Energy calculations
In a nutshell
Gravitational potential energy is stored when work is done against the force of gravity. Kinetic energy is stored when there is movement. Through mechanical work, the two energy stores can transfer.
Equation
You will be learning about the following equations in this lesson.
Word Equation  Symbol Equation 
$gravitational \space potential \space energy = mass \times gravitational \space field \space strength \times height$  $E_p = m \times g \times h$ 
$kinetic \space energy = {1\over 2} \times mass \times velocity^2$  $E_k = {1\over 2} \times m \times v^2$ 
Variable definitions
These are the symbols and units for the equations above.
QUANTITY NAME  SYMBOL  UNIT NAME  UNIT 
$gravitational \space potential \space energy$  $E_p$  $joule$  $J$ 
$mass$  $m$  $kilogram$  $kg$ 
$gravitational \space field \space strength$  $g$  $newton \space per \space kilogram$  $N/kg$ 
$height$  $h$  $metre$  $m$ 
$kinetic \space energy$  $E_k$  $joule$  $J$ 
$velocity$  $v$  $metre \space per \space second$  $m/s$ 
Gravitational potential energy ($E_p$)
Gravitational potential energy ($E_p$) is stored when when work is done against the force of gravity. Work done is the energy transferred when a force is applied to an object.
Gravitational potential energy increases with increasing height.
Example
Fox number two has more gravitational potential energy than fox number one as it is higher on the stairs.
 1.
 Fox at the bottom of the stairs  2.  Fox at the top of the stars 

To calculate gravitational potential energy, you will need to use the following equation
$\begin{aligned}gravitational \space potential \space energy &= mass \times gravitational \space field \space strength \times height \\ \ \\ E_p &= m \times g \times h\end{aligned}$
Gravitational field strength ($g$)
Gravitational field strength is used to represent how much force acts upon one kg of mass. For example, Earth's gravitational field strength is $10 \, N/kg$. For every one $kg$ of mass on Earth, a force of $10 \, N$ from the Earth pulls down on the mass.
Gravitational field strength varies depending on the mass of the object. Jupiter's gravitational field strength is about $2.5$ times bigger than Earths, because Jupiter has a much larger mass.
Example
A ball is thrown into the air, and reaches a height of $4 \, m$. The ball has a mass of $500 \, g$. What is the gravitational potential energy of the ball?
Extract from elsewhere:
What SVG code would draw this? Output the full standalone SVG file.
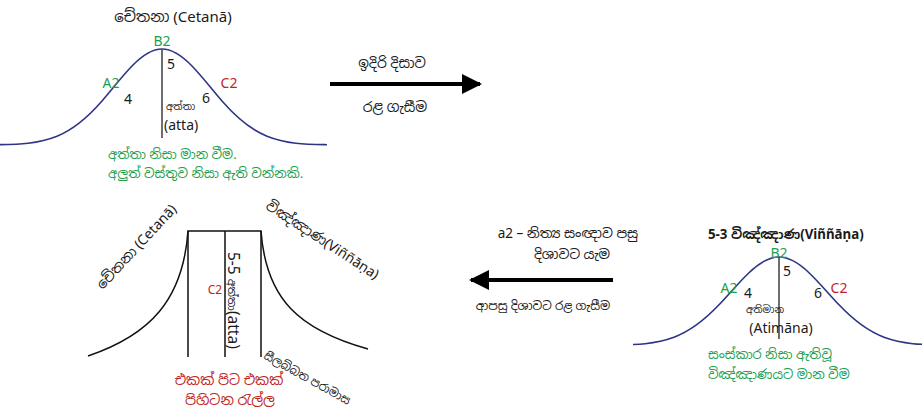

Firstly, write down the quantities and make sure they are in the correct units:
$\begin{aligned}m &= 500 \space g = 0.5 \space kg \\ \ \\ g &= 10 \space N/kg \\ \ \\ h &= 4 \space m\end{aligned}$
Next, write down the equation you need to use:
$E_p = m \times g \times h$
Then, substitute the values into the equation:
$E_p = 0.5 \times 10 \times 4$
Don't forget to include your units:
$20 \, J$
At a height of $4 \, m$, the ball has $\underline {20 \, J}$ of gravitational potential energy.
Kinetic energy ($E_k$)
Kinetic energy ($E_k$) is stored when an object is moving.
The faster something is going, the more kinetic energy there is.
Example
Fox number two is a running fox and is moving faster than fox number one. Therefore, fox number two has more kinetic energy.
 1.
 Stationary fox  2.  Running fox 

To calculate kinetic energy, you will need to use the following equation.
$\begin{aligned}kinetic \space energy &= {1\over 2} \times mass \times velocity^2 \\ \ \\ E_k &= {1 \over 2} \times m \times v^2\end{aligned}$
Hint: When gravitational potential energy has completely transferred into kinetic energy, they are the same value!
Example
Assume all gravitational potential energy from the previous example is converted into kinetic energy. What is the velocity of the ball when it hits the ground? Give your answer to two significant figures.
Firstly, write down the quantities and make sure they are in the correct units:
$\begin{aligned}E_k &= 20 \space J \newline m &= 0.5 \space kg\end{aligned}$
Secondly, write down the equation you need to use:
$E_k = {1\over2} \times m \times v^2$
Next, start rearranging the formula. Divide E_{k} by half and mass:
$\frac{E_k}{\frac{1}{2}\times m} = v^2$
Now, you need to square root both sides in order to get $v$, rather than $v^2$:
$\sqrt{\frac{E_k}{\frac{1}{2}\times m}} = v$
Then, you should substitute the values into the equation:
$\sqrt{\frac{20}{\frac{1}{2}\times 0.5}} = v$
Don't forget to include your units and to round your answer to two significant figures:
$8.9 \space m/s$
The ball hits the ground at a velocity of $\underline {8.9 \, m/s}$.
Energy transfer between $E_p$ and $E_k$
Kinetic and gravitational potential stores are often transferred to each other. When there is a gravitational potential energy store, work has been done against gravity which will be transferred from a kinetic energy store. This is because movement must have happened.